168 Mich. 392 | Mich. | 1912

Brooke, J.

(after stating the facts). Three questions are stated and argued in the brief of counsel for defendant, as follows:

“First. Was the decision of the factory inspector conclusive ? ”

It is pointed out that the legislature of 1909, in passing Act No. 385, used language which, it is claimed by appellant, indicates an intention to make the factory inspector the sole judge as to what employment may be considered dangerous to life and limb; and that from his decision there is no appeal. This argument is based upon the fact that in Act No. 113, Pub. Acts 1901 (section 3), the words used are, at employment whereby its life or limb is in danger,” and in Act No. 169, Pub. Acts 1907, the words *396used are, “at employment whereby his or her life or limb is endangered,” while in the statute of 1909 the words used are (section 11), “ nor in any other employment which ;may be considered dangerous to their lives or limbs.” A like argument is predicated upon the fact that the title of the act of 1909 is much broader than those of the acts preceding it. We are of opinion that the language “may be considered dangerous to life and limb ” cannot be construed to imply that such consideration shall be indulged in by the factory inspector alone; and that his determination as to any given situation must be considered final.

We are, of course, unable to say what induced the legislature to change the wording of the law in this respect. The intention may have been simply to declare the law in conformity to decisions of this court, as under the earlier statutes it had been held that in doubtful cases the question as to whether a given employment was “dangerous to life or limb ” was for the jury. Braasch v. Stove Co., 147 Mich. 676 (111 N. W. 197) ; Syneszewski v. Schmidt, 153 Mich. 438 (116 N. W. 1107). In any event, we are satisfied that, by this enactment, the legislature did not intend to create an independent tribunal for the determination of this important question, from whose decision there should be no appeal.

It should, perhaps, be noted that in 1911 (Act No. 220) the language was again changed; the words used being “nor in any hazardous employment.”

It seems to us sufficiently obvious that the controlling motive in all these enactments is to throw certain safeguards about young children who, by reason of their circumstances, are obliged to seek employment while yet immature and inexperienced. All employment is not prohibited, but only such as may be considered dangerous to life and limb. No definite standard is set; no hard and fast rule is enunciated. In doubtful cases, the responsibility is placed upon the employer himself who,.if harm comes to the child, that child at the moment of injury exercising such reasonable care and prudence as his age and *397experience will permit, must feel himself able to satisfy a jury that such employment does not come within the inhibition of the statute.

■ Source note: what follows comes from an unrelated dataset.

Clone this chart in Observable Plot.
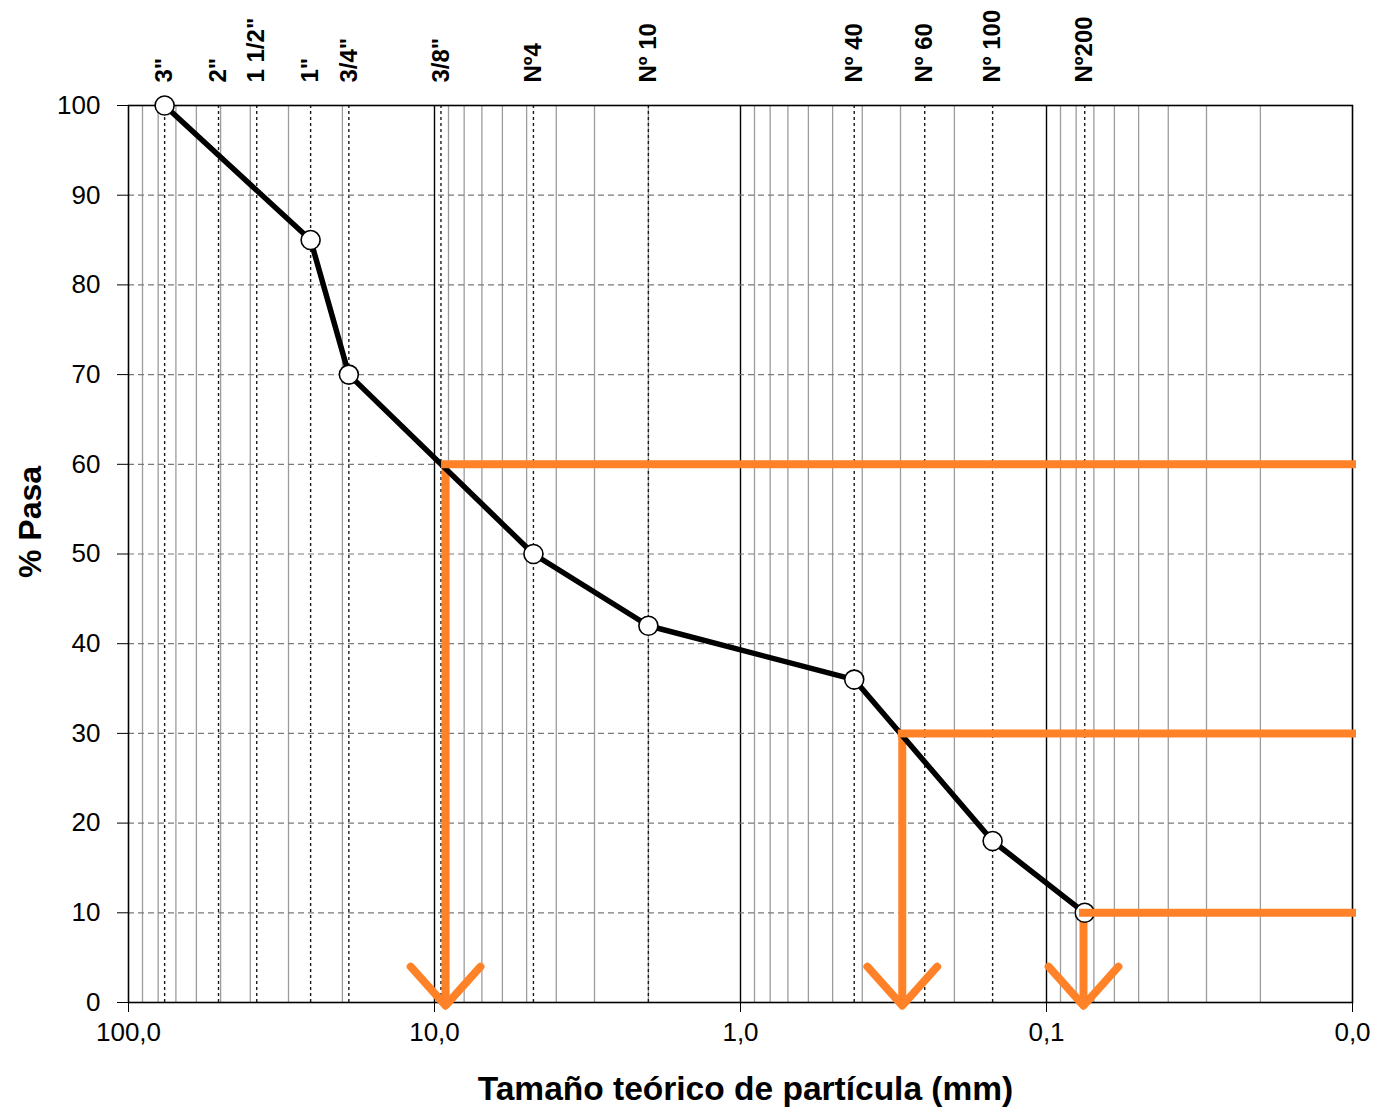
<!DOCTYPE html>
<html>
<head>
<meta charset="utf-8">
<script src="https://cdn.jsdelivr.net/npm/d3@7"></script>
<script src="https://cdn.jsdelivr.net/npm/@observablehq/plot@0.6"></script>
<style>
  html, body { margin: 0; padding: 0; background: #fff; }
  #chart svg { display: block; }
</style>
</head>
<body>
<div id="chart"></div>
<script>
// ---- Data ----
const sieveLabels = ['3"', '2"', '1 1/2"', '1"', '3/4"', '3/8"', 'Nº4', 'Nº 10', 'Nº 40', 'Nº 60', 'Nº 100', 'Nº200'];
const sieveMm = [76.2, 50.8, 38.1, 25.4, 19.05, 9.525, 4.75, 2.0, 0.425, 0.25, 0.15, 0.075];

const sampleMm = [76.2, 25.4, 19.05, 4.75, 2.0, 0.425, 0.15, 0.075];
const percentPassing = [100, 85, 70, 50, 42, 36, 18, 10];

const dNames = ["D60", "D30", "D10"];
const dPercent = [60, 30, 10];
const dMm = [9.2, 0.296, 0.0757];

const yTicks = [0, 10, 20, 30, 40, 50, 60, 70, 80, 90, 100];
const yGrid = [10, 20, 30, 40, 50, 60, 70, 80, 90];
const xTickValues = [100, 10, 1, 0.1, 0.01];
const xTickLabels = ["100,0", "10,0", "1,0", "0,1", "0,0"];
const decadeLines = [10, 1, 0.1];

const xTitle = "Tamaño teórico de partícula (mm)";
const yTitle = "% Pasa";

// ---- Derived tables ----
const sieves = sieveMm.map((mm, i) => ({mm, label: sieveLabels[i]}));
const samples = sampleMm.map((mm, i) => ({mm, pct: percentPassing[i]}));
const dRows = dMm.map((mm, i) => ({name: dNames[i], mm, pct: dPercent[i]}));
const minorTicks = d3.scaleLog().domain([0.01, 100]).ticks()
  .filter(v => Math.abs(Math.log10(v) - Math.round(Math.log10(v))) > 1e-9);

const tipY = -0.35, armY = 4, armSpread = 1.3;
const chevrons = dRows.flatMap(d => [
  {key: d.name, x: d.mm * armSpread, y: armY},
  {key: d.name, x: d.mm, y: tipY},
  {key: d.name, x: d.mm / armSpread, y: armY}
]);

const orange = "#ff8229";
const font = "'Liberation Sans', Arial, Helvetica, sans-serif";

const chart = Plot.plot({
  width: 1373,
  height: 1108,
  marginLeft: 128,
  marginRight: 21,
  marginTop: 105,
  marginBottom: 106,
  style: {fontFamily: font, background: "#fff", color: "#000", overflow: "visible"},
  x: {type: "log", domain: [100, 0.01]},
  y: {domain: [0, 100]},
  marks: [
    Plot.ruleX(minorTicks, {stroke: "#9c9c9c", strokeWidth: 1.3}),
    Plot.ruleX(decadeLines, {stroke: "#000", strokeWidth: 1.4}),
    Plot.ruleX(sieveMm, {stroke: "#1a1a1a", strokeWidth: 1.4, strokeDasharray: "3,3"}),
    Plot.ruleY(yGrid, {stroke: "#7a7a7a", strokeWidth: 1.2, strokeDasharray: "6,4"}),
    Plot.frame({stroke: "#000", strokeWidth: 1.6}),
    Plot.axisY({ticks: yTicks, tickSize: 11, tickPadding: 17, fontSize: 26, label: null, tickFormat: d => String(d)}),
    Plot.axisX({ticks: xTickValues, tickSize: 10, tickPadding: 10, fontSize: 26, label: null,
      tickFormat: d => xTickLabels[xTickValues.indexOf(d)]}),
    // D-lines: verticals and arrowheads
    Plot.ruleX(dRows, {x: "mm", y1: "pct", y2: tipY, stroke: orange, strokeWidth: 8}),
    Plot.line(chevrons, {x: "x", y: "y", z: "key", stroke: orange, strokeWidth: 8,
      strokeLinecap: "round", strokeLinejoin: "round"}),
    // grading curve
    Plot.line(samples, {x: "mm", y: "pct", stroke: "#000", strokeWidth: 5.5, strokeLinejoin: "round"}),
    Plot.dot(samples, {x: "mm", y: "pct", r: 9.5, fill: "#fff", stroke: "#000", strokeWidth: 1.6}),
    // D-lines: horizontals
    Plot.ruleY(dRows, {y: "pct", x1: "mm", x2: 0.01, stroke: orange, strokeWidth: 8, strokeLinecap: "square"}),
    // sieve labels on top
    Plot.text(sieves, {x: "mm", y: 100, text: "label", rotate: -90, textAnchor: "start", dy: -23,
      fontSize: 24, fontWeight: "bold", fill: "#000"}),
    // axis titles
    Plot.text([yTitle], {frameAnchor: "left", dx: -98, dy: -32, rotate: -90, text: d => d,
      textAnchor: "middle", lineAnchor: "middle", fontSize: 32, fontWeight: "bold", fill: "#000"}),
    Plot.text([xTitle], {frameAnchor: "bottom", dx: 5, dy: 87, text: d => d,
      textAnchor: "middle", lineAnchor: "middle", fontSize: 33.5, fontWeight: "bold", fill: "#000"})
  ]
});

document.getElementById("chart").appendChild(chart);
</script>
</body>
</html>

“Second. Was there any evidence at all that the machine in question was dangerous ? And, third, granting, for the sake of argument, that there was evidence that the machine was dangerous, was not the overwhelming weight of the evidence to the contrary ? ”

We will consider these two questions together.

The fact that plaintiff lost a portion of his hand in the course of his employment, accidentally or otherwise, need not, we think, in this case be considered as bearing upon the character of that employment. A glance at the machine upon which plaintiff received his injury shows that it is operated by means of two sets of gears; and that both are unprotected. The statute (section 15, Act No. 285, Pub. Acts 1909) provides “all gearing or belting shall be provided with proper safeguards.” That the mechanism here considered comes within the definition of “gearing ” cannot be doubted.

Here, then, is a positive duty imposed upon the master, a breach of which would render him liable if, by reason of such breach, injury resulted to a child exercising due care at the time of the accident. We do not overlook the recurrence of the word “gearing” in the latter part of the section, where the determination of necessity for protection is left to the judgment of the factory inspector. We do not think the use of the word here can be permitted to modify the effect of the express mandate contained in the earlier part of the section. If we are correct in so holding, it follows that the learned circuit judge, in submitting the whole question to the jury, took a position more favorable to defendant than it was entitled to demand. A careful review of the entire record convinces us that there is no reversible error.

The judgment is affirmed.

Moore, C. J., and Steers, Stone, and Ostrander, JJ., concurred.